Interested parties can make a reservation in the middle of each month (fair warning: they sell out almost immediately). The three-day dinner series actually takes place on the last weekend of the month and features an entirely different, seasonal, eight-course tasting menu prepared, mostly, with ingredients sourced from the local farmers' market. The price of the experience is a relatively acceptable $90 (optional wine pairing will cost you an additional $45).

To be clear: the gastronomic event doesn't necessarily take place inside the homes of the people who are making the reservations. In fact, Rodriguez finds ideal locations on his own, sets up the spaces to address his culinary needs and sometimes even takes over actual venues the likes of Winner and Winona's, both in Brooklyn.

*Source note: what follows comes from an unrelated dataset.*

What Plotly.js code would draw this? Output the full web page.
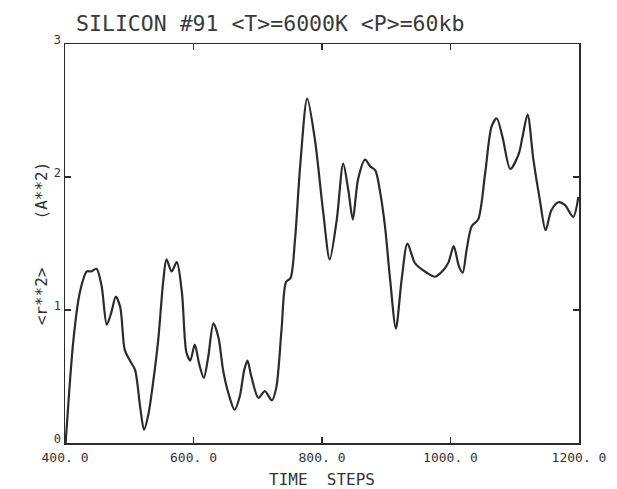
<!DOCTYPE html>
<html>
<head>
<meta charset="utf-8">
<script src="https://cdn.plot.ly/plotly-3.0.1.min.js"></script>
<style>html,body{margin:0;padding:0;background:#fff;}#chart{width:617px;height:489px;}</style>
</head>
<body>
<div id="chart"></div>
<script>
const timeSteps = [401,413,423,434,441,449,457,465,472,479,486,493,501,509,517,523,530,537,545,553,558,566,574,582,589,595,602,609,616,623,631,639,646,654,664,672,679,684,690,701,711,722,729,737,744,751,758,766,777,789,802,812,823,833,841,848,856,867,875,883,890,898,906,915,924,933,945,963,976,989,997,1005,1013,1019,1025,1033,1043,1054,1064,1072,1081,1093,1106,1112,1120,1129,1139,1148,1157,1168,1178,1191,1199];
const msd = [0.0,0.77,1.13,1.29,1.29,1.31,1.18,0.89,0.98,1.10,1.02,0.70,0.62,0.55,0.27,0.10,0.22,0.45,0.77,1.22,1.38,1.29,1.36,1.13,0.68,0.62,0.74,0.59,0.49,0.65,0.90,0.79,0.55,0.38,0.25,0.35,0.55,0.62,0.50,0.34,0.39,0.32,0.42,0.85,1.21,1.24,1.53,2.08,2.59,2.28,1.73,1.38,1.68,2.10,1.90,1.68,1.98,2.13,2.08,2.05,1.90,1.63,1.23,0.86,1.23,1.50,1.35,1.28,1.25,1.30,1.36,1.48,1.33,1.28,1.45,1.63,1.68,2.03,2.38,2.44,2.30,2.06,2.17,2.30,2.47,2.13,1.83,1.60,1.75,1.81,1.79,1.70,1.85];
const xTickVals = [400,600,800,1000,1200];
const xTickText = ['400. 0','600. 0','800. 0','1000. 0','1200. 0'];
const yTickVals = [0,1,2,3];
const yTickText = ['0','1','2','3'];

const fontFam = 'DejaVu Sans Mono, monospace';
const ink = '#2b2b2b';

Plotly.newPlot('chart', [{
  x: timeSteps, y: msd, type: 'scatter', mode: 'lines',
  line: {color: ink, width: 2.2, shape: 'spline', smoothing: 0.8},
  hoverinfo: 'skip'
}], {
  width: 617, height: 489,
  margin: {l: 65, r: 38, t: 44, b: 46},
  paper_bgcolor: '#ffffff', plot_bgcolor: '#ffffff',
  showlegend: false,
  title: {text: 'SILICON #91 &lt;T&gt;=6000K &lt;P&gt;=60kb', font: {family: fontFam, size: 21.5, color: '#3a3a3a'}, x: 0.438, xanchor: 'center', y: 0.953, yanchor: 'middle'},
  xaxis: {
    range: [400, 1200], showgrid: false, zeroline: false,
    showline: true, linecolor: ink, linewidth: 1.5, mirror: 'ticks',
    ticks: 'inside', ticklen: 6, tickcolor: ink, tickwidth: 1.2,
    tickvals: xTickVals, ticktext: xTickText, ticklabelstandoff: 2,
    tickfont: {family: fontFam, size: 13, color: '#333'},
    title: {text: 'TIME&nbsp;&nbsp;STEPS', font: {family: fontFam, size: 16, color: '#333'}, standoff: 14},
    automargin: false
  },
  yaxis: {
    range: [0, 3], showgrid: false, zeroline: false,
    showline: true, linecolor: ink, linewidth: 1.5, mirror: 'ticks',
    ticks: 'inside', ticklen: 6, tickcolor: ink, tickwidth: 1.2,
    tickvals: yTickVals, ticktext: yTickText, ticklabelshift: -4,
    tickfont: {family: fontFam, size: 12, color: '#333'},
    title: {text: '&lt;r**2&gt;&nbsp;&nbsp;&nbsp;&nbsp;&nbsp;(A**2)', font: {family: fontFam, size: 16, color: '#333'}, standoff: 2},
    automargin: false
  }
}, {staticPlot: true});
</script>
</body>
</html>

"What makes the project special is the ability to make a lot out of a little, without the frills of a brick-and-mortar," says Kacie Paganelli, a bit of a jack-of-all-trades when it comes to Hera (she's worked as a DJ, reservationist and oyster shucker on the project, as of now). "The question for me has always been: can we deliver restaurant quality experience without being a restaurant—Is the lighting good? Is there good hand soap in the bathroom?—while at the same time not having to subscribe to the innate structure and hierarchy of a restaurant?"

Rodriguez is no stranger to the culinary world, having worked in the kitchens of Oxalis—the Michelin-starred bistro in Crown Heights—and American restaurant 232 Bleecker, for example. That being said, Hera is a pretty unique new project that requires the sorts of logistics and organizations skills that more traditional restaurant employments don't call for. 

Speaking of tradition: according to Eater, 26-year-old Rodriguez is looking to set up a brick-and-mortar space in the near future, also planning on using it as a community space complete with "a community fridge in front of the restaurant for repurposing food waste as meal kits."